Pitt was interviewed for her keynote by TV Kids’ Anna Carugati. You can watch the session, in which Pitt reflects on her career in children’s media, here.

“To those of us who have dedicated our careers to the kids’ industry writ large, it’s a calling,” Pitt said. “We are part of a community that stays through the good, the bad and the ugly, all in service of the greatest audience: kids. One of the greatest things about them is that they always say what they think and mean what they say. That’s a tough audience because they will let you know in real time how they feel, what they like and what they don’t like. There’s something refreshing about that honesty. And it keeps us all innovating because they expect us to up our ante with everything we do. As the world becomes even more complicated, I think there is no greater time to serve this audience with safe, entertaining, memory-making content. We are needed now more than ever.”

Offering advice to content creators looking to engage young audiences, Pitt noted, “We have to be everywhere kids are. As big companies, we’ve been trying to diversify how we create content, where it starts, where it finishes. And we’re always troubleshooting. I can only imagine how difficult it is for somebody just starting. But kids are everywhere, so the chances of you grabbing them somewhere are good. The question is, are they going to stay? What is the stick-to-itiveness of that audience wherever you deploy your content, and what do you do with that?”

Pitt also encouraged producers to seek out partnerships. “It is such a fragmented business right now, and there is so much content available that you need to rely on people with expertise in the global marketplace and try not to be a hero. You do yourself a much better service if you ask for help and strategize with people who have been doing it for a while.”

On the elements she looks for in content propositions, Pitt said, “We want to make sure that there is an authentic, diverse way of telling the story. If you’re going to feature characters that are either visibly or invisibly diverse, then that should be represented on and off the screen and be part of the development and production process. We always talk about wish fulfillment in the characters that we’ve created.
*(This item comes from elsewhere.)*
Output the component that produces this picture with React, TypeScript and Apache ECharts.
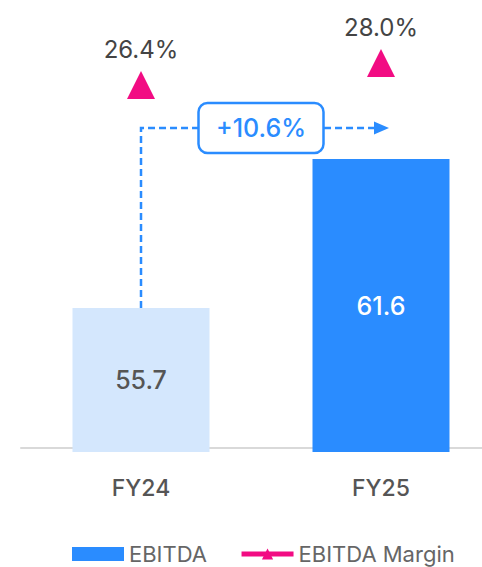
import React, { useEffect, useRef } from "react";
import * as echarts from "echarts";

const categories = ["FY24", "FY25"];
const ebitda = [55.7, 61.6];
const margin = [26.4, 28.0];
const growthLabel = "+10.6%";

const BLUE = "#2a8cff";
const LIGHT = "#d4e7fd";
const PINK = "#f20c83";

export default function App() {
  const ref = useRef<HTMLDivElement>(null);
  useEffect(() => {
    if (!ref.current) return;
    document.body.style.margin = "0";
    document.body.style.overflow = "hidden";
    const chart = echarts.init(ref.current, null, { renderer: "svg" });
    const font = "Inter, 'Noto Sans', sans-serif";
    chart.setOption({
      animation: false,
      textStyle: { fontFamily: font },
      grid: { left: 21, width: 480, top: 48, bottom: 115, outerBoundsMode: "none", containLabel: false },
      legend: {
        left: 72,
        top: 543,
        padding: 0,
        itemWidth: 52,
        itemHeight: 14,
        itemGap: 32,
        textStyle: { fontSize: 22, color: "#666", fontFamily: font },
        data: [
          { name: "EBITDA", icon: "rect", itemStyle: { color: BLUE } },
          {
            name: "EBITDA Margin",
            lineStyle: { opacity: 1, width: 5, color: PINK },
          },
        ],
      },
      xAxis: {
        type: "category",
        data: categories,
        axisTick: { show: false },
        axisLine: { lineStyle: { color: "#d9d9d9", width: 2 } },
        axisLabel: {
          margin: 24,
          fontSize: 23,
          fontWeight: 500,
          color: "#555",
          fontFamily: font,
        },
      },
      yAxis: [
        { type: "value", min: 50, max: 66, show: false },
        { type: "value", min: -0.3, max: 29.1, show: false },
      ],
      series: [
        {
          name: "EBITDA",
          type: "bar",
          barWidth: 137,
          data: ebitda.map((v, i) => ({
            value: v,
            itemStyle: { color: i === 0 ? LIGHT : BLUE },
            label: { color: i === 0 ? "#555" : "#fff" },
          })),
          itemStyle: { color: BLUE },
          label: {
            show: true,
            position: "inside",
            fontSize: 25,
            fontWeight: 500,
            fontFamily: font,
          },
        },
        {
          name: "EBITDA Margin",
          type: "line",
          yAxisIndex: 1,
          data: margin,
          symbol: "triangle",
          symbolSize: 28,
          itemStyle: { color: PINK },
          lineStyle: { opacity: 0, width: 5, color: PINK },
          label: {
            show: true,
            position: "top",
            distance: 10,
            fontSize: 24,
            color: "#444",
            fontFamily: font,
            formatter: (p: any) => p.value.toFixed(1) + "%",
          },
        },
      ],
    });

    const p1 = chart.convertToPixel({ seriesIndex: 0 }, [0, ebitda[0]]) as number[];
    const p2 = chart.convertToPixel({ seriesIndex: 0 }, [1, ebitda[1]]) as number[];
    const yH = p2[1] - 31;
    const tipX = p2[0] + 8;
    const midX = (p1[0] + p2[0]) / 2;
    const boxW = 125;
    const boxH = 50;
    const dash = { stroke: BLUE, lineWidth: 2.5, lineDash: [7, 4], fill: null };
    chart.setOption({
      graphic: [
        {
          type: "polyline",
          shape: {
            points: [
              [p1[0], p1[1]],
              [p1[0], yH],
              [tipX - 14, yH],
            ],
          },
          style: dash,
          z: 10,
        },
        {
          type: "polygon",
          shape: {
            points: [
              [tipX - 15, yH - 6.5],
              [tipX - 15, yH + 6.5],
              [tipX, yH],
            ],
          },
          style: { fill: BLUE },
          z: 10,
        },
        {
          type: "rect",
          shape: { x: midX - boxW / 2, y: yH - boxH / 2, width: boxW, height: boxH, r: 9 },
          style: { fill: "#fff", stroke: BLUE, lineWidth: 2.5 },
          z: 11,
        },
        {
          type: "text",
          x: midX,
          y: yH,
          style: {
            text: growthLabel,
            fill: BLUE,
            fontSize: 25,
            fontWeight: 500,
            fontFamily: font,
            align: "center",
            verticalAlign: "middle",
          },
          z: 12,
        },
      ],
    });
    return () => chart.dispose();
  }, []);
  return <div ref={ref} style={{ width: 482, height: 567, position: "absolute", left: 0, top: 0 }} />;
}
We want the viewer to identify with an experience or a character or, hopefully, more than one character, and say, I want to be that person, or I want to be that creature, and I want to have that experience. That’s what keeps, as we used to say, ‘bums on seats,’ everybody together and enjoying. It’s harder to innovate. We tend to lean in favor of legacy IP and the rebooting of those [brands]. Where do you make room to onboard new IPs? We always have to keep some sort of cadence, allowing the new to come in as we celebrate the classics.”

Carugati then asked Pitt about evolving attitudes towards exclusive rights. “The current climate that the kids’ media business is experiencing globally has enabled the conversation about non-exclusivity to happen. It’s exciting because it protects the IP and allows for more discoverability of that IP the more places you deploy it. I think that’s going to be the new normal for a while. And it needs to be, with less money and less need for content in the marketplace.”

The need for co-produced or jointly financed programs has also increased, Pitt said. “The U.S. isn’t party to government funding like some treaties exist in other countries. For Canadian, French and Australian companies to get some shows off the ground, it’s super beneficial to partner with other countries to get the funding they need. It allows for more content to be produced. And by the way, by more content, I don’t even mean more shows—even more episodes within that one series. We were seeing a decline in the number of episodes being ordered because the costs were going up so astronomically. When I started in the business, it was standard to have 52 half-hours as a one-season pickup. That became 26, then 13. Now it’s going down to six or eight. Something had to give. Now, this whole idea of co-producing is the right way to go. And creatively, it allows other voices in that room. If we’re going to say we want something diverse, then you have to have a variety of voices; it can’t just be your voice in the room, and co-producing allows for that.”